An oft-injured power forward for the New York Knicks, Stoudemire has demonstrated a strong affinity for Israel in recent years: He visited the country in 2010 to explore what he called his “Hebrew roots,” and coached the Canadian men’s basketball team at last summer’s Maccabiah Games. He is also a co-owner of the Hapoel Jerusalem basketball club, and many Israeli hoops fans hope he will one day play for the team.

Although Stoudemire is sometimes identified in the press as Jewish, he has publicly stated that he does not practice a religion. On social media he has identified himself as a Hebrew, a term for African Americans who believe they are descendants of the biblical Israelites.
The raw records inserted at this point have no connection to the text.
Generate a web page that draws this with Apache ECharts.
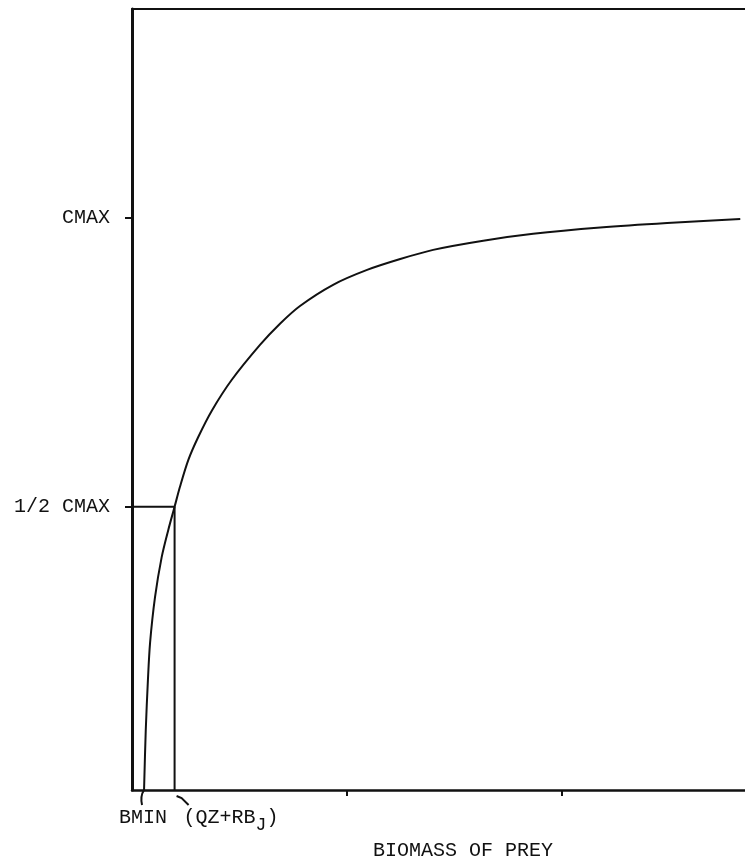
<!DOCTYPE html>
<html>
<head>
<meta charset="utf-8">
<script src="https://cdn.jsdelivr.net/npm/echarts@6/dist/echarts.min.js"></script>
<style>
html,body{margin:0;padding:0;background:#fff;}
#chart{width:745px;height:861px;}
</style>
</head>
<body>
<div id="chart"></div>
<script>
// Data (x in biomass units, y as fraction of CMAX)
const curveX = [0.056,0.064,0.074,0.084,0.107,0.138,0.169,0.198,0.223,0.262,0.308,0.371,0.464,0.595,0.688,0.781,0.935,1.093,1.247,1.400,1.633,1.865,2.177,2.488,2.828];
const curveY = [0,0.105,0.192,0.257,0.337,0.407,0.455,0.495,0.530,0.577,0.617,0.663,0.717,0.778,0.815,0.846,0.883,0.909,0.928,0.944,0.960,0.972,0.983,0.991,0.998];
const BMIN = 0.056;
const HALF_X = 0.198;
const HALF_Y = 0.495;
const CMAX = 1;
const yTickValues = [HALF_Y, CMAX];
const yTickLabels = ['1/2 CMAX', 'CMAX'];
const xTickValues = [1, 2];
const xTitle = 'BIOMASS OF PREY';

const FONT = "'Liberation Mono', 'DejaVu Sans Mono', monospace";
const INK = '#111';

const chart = echarts.init(document.getElementById('chart'), null, {renderer: 'canvas'});

const option = {
  backgroundColor: '#fff',
  animation: false,
  title: {
    text: xTitle,
    left: 368,
    top: 836,
    textStyle: {fontFamily: FONT, fontSize: 20, fontWeight: 'normal', color: INK}
  },
  grid: {left: 132, right: 0, top: 9, bottom: 71, containLabel: false},
  xAxis: [{
    type: 'value', min: 0, max: 2.85, interval: 1,
    axisLine: {show: true, onZero: false, lineStyle: {color: INK, width: 2.5}},
    axisTick: {show: true, inside: false, length: 6, lineStyle: {color: INK, width: 2}, customValues: xTickValues},
    axisLabel: {show: false},
    splitLine: {show: false}
  }, {
    type: 'value', min: 0, max: 2.85, position: 'top',
    axisLine: {show: true, onZero: false, lineStyle: {color: INK, width: 2}},
    axisTick: {show: false}, axisLabel: {show: false}, splitLine: {show: false}
  }],
  yAxis: {
    type: 'value', min: 0, max: 1.365,
    axisLine: {show: true, onZero: false, lineStyle: {color: INK, width: 3}},
    axisTick: {show: true, length: 7, lineStyle: {color: INK, width: 2}, customValues: yTickValues},
    axisLabel: {
      show: true, margin: 22, customValues: yTickValues,
      fontFamily: FONT, fontSize: 20, color: INK,
      formatter: function (v) {
        const i = yTickValues.findIndex(t => Math.abs(t - v) < 1e-6);
        return i >= 0 ? yTickLabels[i] : '';
      }
    },
    splitLine: {show: false}
  },
  series: [{
    type: 'line', xAxisIndex: 0,
    data: curveX.map((x, i) => [x, curveY[i]]),
    smooth: 0.3, showSymbol: false, symbol: 'none',
    lineStyle: {color: INK, width: 2}
  }, {
    type: 'line', xAxisIndex: 0,
    data: [[0, HALF_Y], [HALF_X, HALF_Y], [HALF_X, 0]],
    showSymbol: false, symbol: 'none',
    lineStyle: {color: INK, width: 2}
  }]
};
chart.setOption(option);

function px(x, y) { return chart.convertToPixel({xAxisIndex: 0, yAxisIndex: 0}, [x, y]); }
const pB = px(BMIN, 0);
const pH = px(HALF_X, 0);
chart.setOption({
  graphic: [
    {type: 'bezierCurve', shape: {x1: pB[0], y1: pB[1], cpx1: pB[0] - 4, cpy1: pB[1] + 6, x2: pB[0] - 2, y2: pB[1] + 15}, style: {stroke: INK, lineWidth: 2, fill: null}},
    {type: 'polyline', shape: {points: [[pH[0] + 2, pH[1] + 6], [pH[0] + 7, pH[1] + 8], [pH[0] + 14, pH[1] + 15]]}, style: {stroke: INK, lineWidth: 2, fill: null}},
    {type: 'text', x: pB[0] - 1, y: pB[1] + 28, style: {text: 'BMIN', font: "20px " + FONT, fill: INK, textAlign: 'center', textVerticalAlign: 'middle'}},
    {type: 'text', x: pH[0] + 9, y: pH[1] + 28, style: {
      text: '{a|(QZ+RB}{s|J}{a|)}', fill: INK, textAlign: 'left', textVerticalAlign: 'middle',
      rich: {
        a: {fontFamily: FONT, fontSize: 20, fill: INK},
        s: {fontFamily: FONT, fontSize: 18, fill: INK, padding: [14, 0, 0, 0]}
      }
    }}
  ]
});
</script>
</body>
</html>
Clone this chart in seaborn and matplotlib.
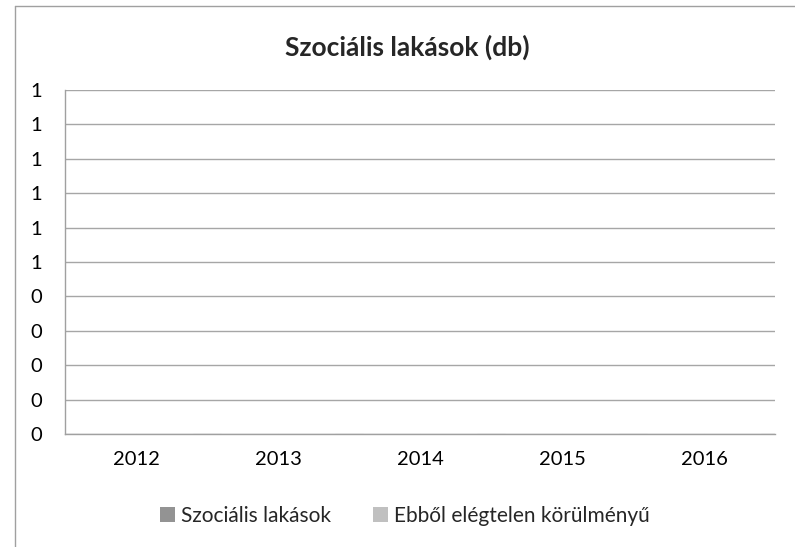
import matplotlib
matplotlib.use("Agg")
import matplotlib.pyplot as plt
import seaborn as sns
import pandas as pd
import numpy as np
from matplotlib.lines import Line2D
from matplotlib.patches import Patch

years = ["2012", "2013", "2014", "2015", "2016"]
szocialis = [0, 0, 0, 0, 0]
elegtelen = [0, 0, 0, 0, 0]
series_names = ["Szociális lakások", "Ebből elégtelen körülményű"]
y_ticks = [0, 0.1, 0.2, 0.3, 0.4, 0.5, 0.6, 0.7, 0.8, 0.9, 1.0]
y_tick_labels = ["0", "0", "0", "0", "0", "1", "1", "1", "1", "1", "1"]
title = "Szociális lakások (db)"
colors = ["#939393", "#c0c0c0"]

sns.set_style("white")
plt.rcParams['font.family'] = ['Lato', 'DejaVu Sans']

df = pd.DataFrame({
    "year": years * 2,
    "value": szocialis + elegtelen,
    "series": [series_names[0]] * len(years) + [series_names[1]] * len(years),
})

W, H = 795, 547
fig = plt.figure(figsize=(W / 100, H / 100), dpi=100)
ax = fig.add_axes([65 / W, 1 - 434 / H, (775 - 65) / W, (434 - 90) / H])

sns.barplot(data=df, x="year", y="value", hue="series", palette=colors, ax=ax, legend=False)

ax.set_ylim(0, 1.0)
ax.set_xlim(-0.5, len(years) - 0.5)
ax.set_yticks(y_ticks)
ax.set_yticklabels(y_tick_labels, fontsize=14.5, color="#000000")
ax.set_xticks(range(len(years)))
ax.set_xticklabels(years, fontsize=14.5, color="#000000")
ax.set_xlabel("")
ax.set_ylabel("")
ax.tick_params(axis="x", which="major", length=0, pad=12)
ax.set_xticks(np.arange(-0.5, len(years), 1.0), minor=True)
ax.tick_params(axis="x", which="minor", length=6, color="#a0a0a0", width=1)
ax.tick_params(axis="y", length=6, color="#a0a0a0", width=1, pad=10.5)

ax.grid(axis="y", color="#a6a6a6", linewidth=1)
ax.set_axisbelow(True)
for s in ["top", "right"]:
    ax.spines[s].set_visible(False)
for s in ["left", "bottom"]:
    ax.spines[s].set_color("#a0a0a0")
    ax.spines[s].set_linewidth(1)

fig.text(407 / W, 1 - 47 / H, title, ha="center", va="center", fontsize=19, fontweight="bold")

handles = [Patch(facecolor=colors[0], edgecolor="none"), Patch(facecolor=colors[1], edgecolor="none")]
fig.legend(handles, series_names, loc="center", bbox_to_anchor=(405 / W, 1 - 516 / H), ncol=2,
           frameon=False, fontsize=15, handlelength=0.7, handleheight=0.7,
           handletextpad=0.3, columnspacing=2.0)

fig.add_artist(Line2D([15 / W, 15 / W], [0, 1 - 6 / H], color="#a0a0a0", linewidth=1))
fig.add_artist(Line2D([15 / W, 1], [1 - 6 / H, 1 - 6 / H], color="#a0a0a0", linewidth=1))

fig.savefig("out.png", dpi=100)
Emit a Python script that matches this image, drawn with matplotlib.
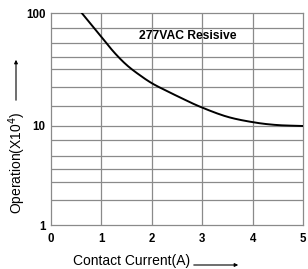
import numpy as np
import matplotlib
matplotlib.use("Agg")
import matplotlib.pyplot as plt
from matplotlib.patches import FancyArrowPatch
from matplotlib.ticker import FixedLocator, NullFormatter

plt.rcParams['font.family'] = ['Liberation Sans', 'DejaVu Sans']

# Curve (current in A, operations x10^4)
current = [0.61, 0.97, 1.24, 1.50, 1.77, 2.03, 2.36, 2.56, 2.96, 3.49, 4.01, 4.48, 5.0]
operations = [100, 63.9, 45.5, 34.7, 28.0, 23.5, 19.8, 17.9, 14.8, 12.1, 10.8, 10.2, 10.0]

x_ticks = [0, 1, 2, 3, 4, 5]
y_ticks = [1, 10, 100]
y_tick_labels = ["1", "10", "100"]
# horizontal grid lines of the scanned chart (not evenly log spaced)
y_grid = [1.8, 2.7, 3.7, 5.0, 7.2, 15, 22, 32, 41, 54, 74]

# the drawn upper decade is a bit taller than the lower one
STRETCH = 113 / 99


def fwd(y):
    t = np.log10(np.maximum(y, 1e-10))
    return np.where(t >= 1, 1 + (t - 1) * STRETCH, t)


def inv(u):
    u = np.asarray(u, dtype=float)
    return np.where(u >= 1, 10 ** (1 + (u - 1) / STRETCH), 10 ** u)


def catmull_rom(px, py, n=20):
    # smooth curve through the read points
    px = np.asarray(px, float)
    py = np.asarray(py, float)
    px = np.concatenate([[2 * px[0] - px[1]], px, [2 * px[-1] - px[-2]]])
    py = np.concatenate([[2 * py[0] - py[1]], py, [2 * py[-1] - py[-2]]])
    out_x, out_y = [], []
    t = np.linspace(0, 1, n, endpoint=False)
    for i in range(1, len(px) - 2):
        for arr, out in ((px, out_x), (py, out_y)):
            p0, p1, p2, p3 = arr[i - 1:i + 3]
            out.extend(0.5 * (2 * p1 + (-p0 + p2) * t
                              + (2 * p0 - 5 * p1 + 4 * p2 - p3) * t ** 2
                              + (-p0 + 3 * p1 - 3 * p2 + p3) * t ** 3))
    out_x.append(px[-2])
    out_y.append(py[-2])
    return np.array(out_x), np.array(out_y)


fig = plt.figure(figsize=(3.08, 2.69), dpi=100)
ax = fig.add_axes([51 / 308, 1 - 225 / 269, 252 / 308, 212 / 269])

ax.set_yscale('function', functions=(fwd, inv))
ax.set_xlim(0, 5)
ax.set_ylim(1, 100)

grid_kw = dict(color='#8a8a8a', lw=0.9, zorder=1)
for x in x_ticks[1:-1]:
    ax.axvline(x, **grid_kw)
for y in y_grid + [10]:
    ax.axhline(y, **grid_kw)

for s in ax.spines.values():
    s.set_color('#8a8a8a')
    s.set_linewidth(0.9)

xs, ly = catmull_rom(current, np.log10(operations))
ax.plot(xs, 10 ** ly, color='black', lw=1.4, zorder=3)

ax.set_xticks(x_ticks)
ax.set_xticklabels([str(v) for v in x_ticks], fontsize=8.3, fontweight='bold')
ax.yaxis.set_major_locator(FixedLocator(y_ticks))
ax.yaxis.set_minor_locator(FixedLocator([]))
ax.yaxis.set_minor_formatter(NullFormatter())
ax.set_yticklabels(y_tick_labels, fontsize=8.3, fontweight='bold')
ax.tick_params(axis='both', length=0)
ax.tick_params(axis='y', pad=4)
ax.tick_params(axis='x', pad=6)

ax.text(1.75, 62, "277VAC Resisive", fontsize=8.7, fontweight='bold',
        va='center', ha='left', zorder=4)

fig.text(17 / 308, 1 - 163 / 269, "Operation(X10$^4$)", rotation=90,
         ha='center', va='center', fontsize=10)
fig.text(73 / 308, 1 - 261 / 269, "Contact Current(A)", ha='left',
         va='center', fontsize=10)

arrow = dict(arrowstyle='-|>', color='black', lw=0.8, mutation_scale=5)
fig.add_artist(FancyArrowPatch((16 / 308, 1 - 103 / 269), (16 / 308, 1 - 57 / 269),
                               transform=fig.transFigure, **arrow))
fig.add_artist(FancyArrowPatch((191 / 308, 1 - 265 / 269), (241 / 308, 1 - 265 / 269),
                               transform=fig.transFigure, **arrow))

fig.savefig("out.png", dpi=100)
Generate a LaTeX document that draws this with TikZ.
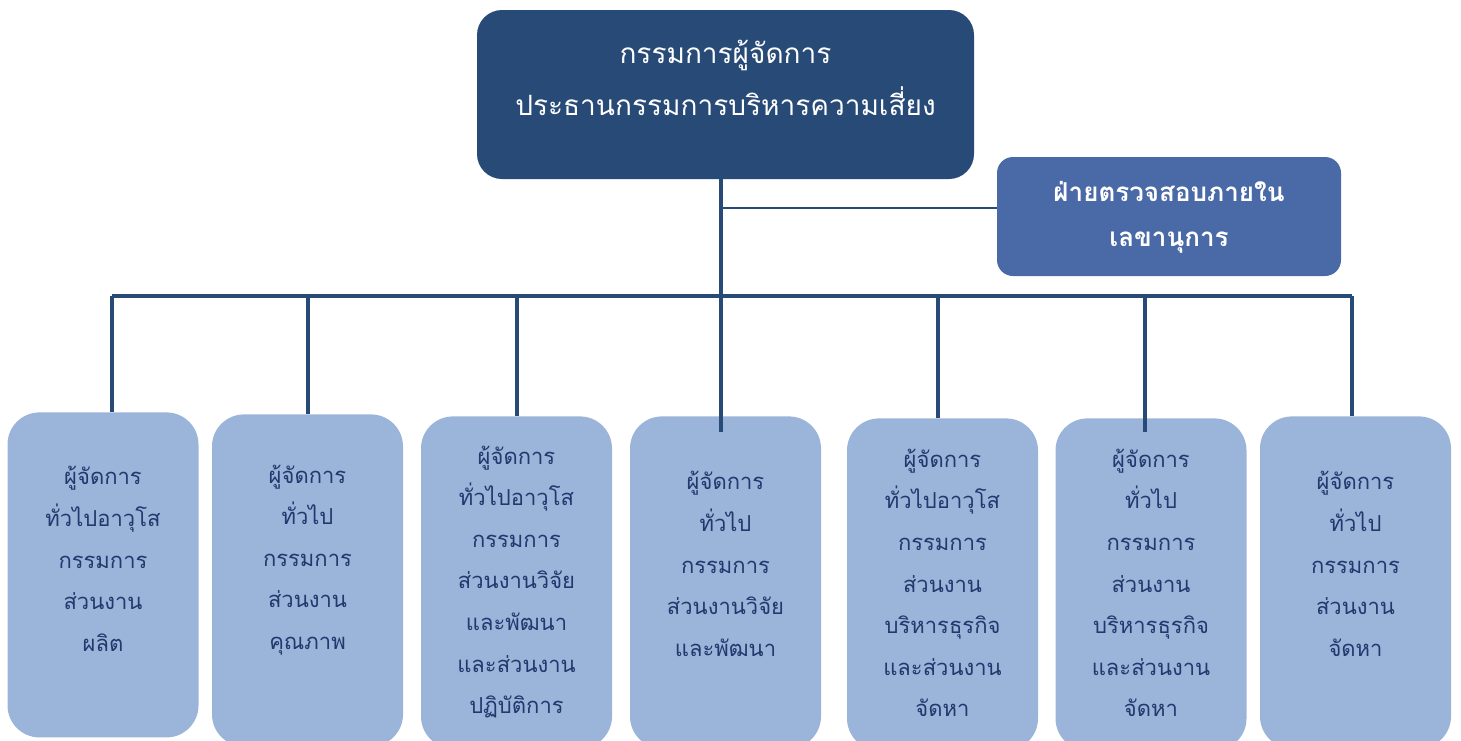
\documentclass[tikz,border=0pt]{standalone}
\usepackage{fontspec}
\newfontfamily\thaifont[Script=Thai]{Loma}
\definecolor{navy}{HTML}{284A77}
\definecolor{audit}{HTML}{4A69A7}
\definecolor{unit}{HTML}{9BB4D9}
\definecolor{ink}{HTML}{1E3A6E}

\begin{document}
\begin{tikzpicture}[
  x=.5pt,y=-.5pt,
  ceo/.style={fill=navy,rounded corners=12.5pt,minimum width=248.5pt,minimum height=84.5pt,inner sep=0pt},
  staff/.style={fill=audit,rounded corners=8pt,minimum width=172pt,minimum height=59.5pt,inner sep=0pt},
  dept/.style={fill=unit,rounded corners=16pt,minimum width=95.5pt,minimum height=166pt,inner sep=0pt,anchor=north},
  head/.style={text=white,align=center,font=\thaifont\fontsize{14}{26}\selectfont},
  staffname/.style={text=white,align=center,font=\thaifont\bfseries\fontsize{13}{22.5}\selectfont},
  deptname/.style={text=ink,align=center,font=\thaifont\fontsize{11}{20.8}\selectfont},
  trunk/.style={draw=navy,line width=2pt},
  branch/.style={draw=navy,line width=1pt}
]
\path[use as bounding box] (0,0) rectangle (1461,740);
\clip (0,0) rectangle (1461,740);

% top
\node[ceo] (md) at (725.5,94.5) {};
\node[head] (mdname) at (725.5,78) {กรรมการผู้จัดการ\\ประธานกรรมการบริหารความเสี่ยง};
\node[staff] (ia) at (1169,216.5) {};
\node[staffname] (ianame) at (1169,217) {ฝ่ายตรวจสอบภายใน\\เลขานุการ};
\coordinate (hub) at (721,296);
\coordinate (tap) at (721,208);
\draw[trunk] (md.south-|hub) -- ([yshift=-11pt]hub);
\draw[branch] (tap) -- (ia.west|-tap);

% departments
\node[dept,minimum height=162.5pt] (d1) at (103,412) {};
\node[dept] (d2) at (307.5,414) {};
\node[dept] (d3) at (516.5,416) {};
\node[dept] (d4) at (725.5,416) {};
\node[dept] (d5) at (942.5,418) {};
\node[dept] (d6) at (1151,418) {};
\node[dept] (d7) at (1355.5,416) {};

\node[deptname] (t1) at (103,559) {ผู้จัดการ\\ทั่วไปอาวุโส\\กรรมการ\\ส่วนงาน\\ผลิต};
\node[deptname] (t2) at (307.5,560) {ผู้จัดการ\\ทั่วไป\\กรรมการ\\ส่วนงาน\\คุณภาพ};
\node[deptname] (t3) at (516.5,582) {ผู้จัดการ\\ทั่วไปอาวุโส\\กรรมการ\\ส่วนงานวิจัย\\และพัฒนา\\และส่วนงาน\\ปฏิบัติการ};
\node[deptname] (t4) at (725.5,564) {ผู้จัดการ\\ทั่วไป\\กรรมการ\\ส่วนงานวิจัย\\และพัฒนา};
\node[deptname] (t5) at (942.5,583) {ผู้จัดการ\\ทั่วไปอาวุโส\\กรรมการ\\ส่วนงาน\\บริหารธุรกิจ\\และส่วนงาน\\จัดหา};
\node[deptname] (t6) at (1151,583) {ผู้จัดการ\\ทั่วไป\\กรรมการ\\ส่วนงาน\\บริหารธุรกิจ\\และส่วนงาน\\จัดหา};
\node[deptname] (t7) at (1355.5,564) {ผู้จัดการ\\ทั่วไป\\กรรมการ\\ส่วนงาน\\จัดหา};

\coordinate (j1) at (112,296);
\coordinate (j2) at (308,296);
\coordinate (j3) at (517,296);
\coordinate (j4) at (721,296);
\coordinate (j5) at (938,296);
\coordinate (j6) at (1145,296);
\coordinate (j7) at (1352,296);
\draw[trunk] (j1) -- (j7);
\draw[trunk] (j1) -- (j1|-d1.north);
\draw[trunk] (j2) -- (j2|-d2.north);
\draw[trunk] (j3) -- (j3|-d3.north);
\draw[trunk] (j4) -- ([yshift=-8pt]j4|-d4.north);
\draw[trunk] (j5) -- (j5|-d5.north);
\draw[trunk] (j6) -- ([yshift=-7pt]j6|-d6.north);
\draw[trunk] (j7) -- (j7|-d7.north);
\end{tikzpicture}
\end{document}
Earlier this month, Stoudemire stirred controversy when he posted a photo with the words “Pray for Palestine” on Instagram. Many Jewish fans objected to the photo, arguing that he should encourage prayer for Israel, too. He later deleted the photo and told an Israeli journalist, Becky Griffin, that he could not find a photo that expressed support for both sides, according to The Daily Beast.

Another NBA player, Dwight Howard, faced a similar backlash when he tweeted “#FreePalestine” last week. Howard, who plays for the Houston Rockets alongside Israeli Omri Casspi, quickly deleted the tweet and apologized.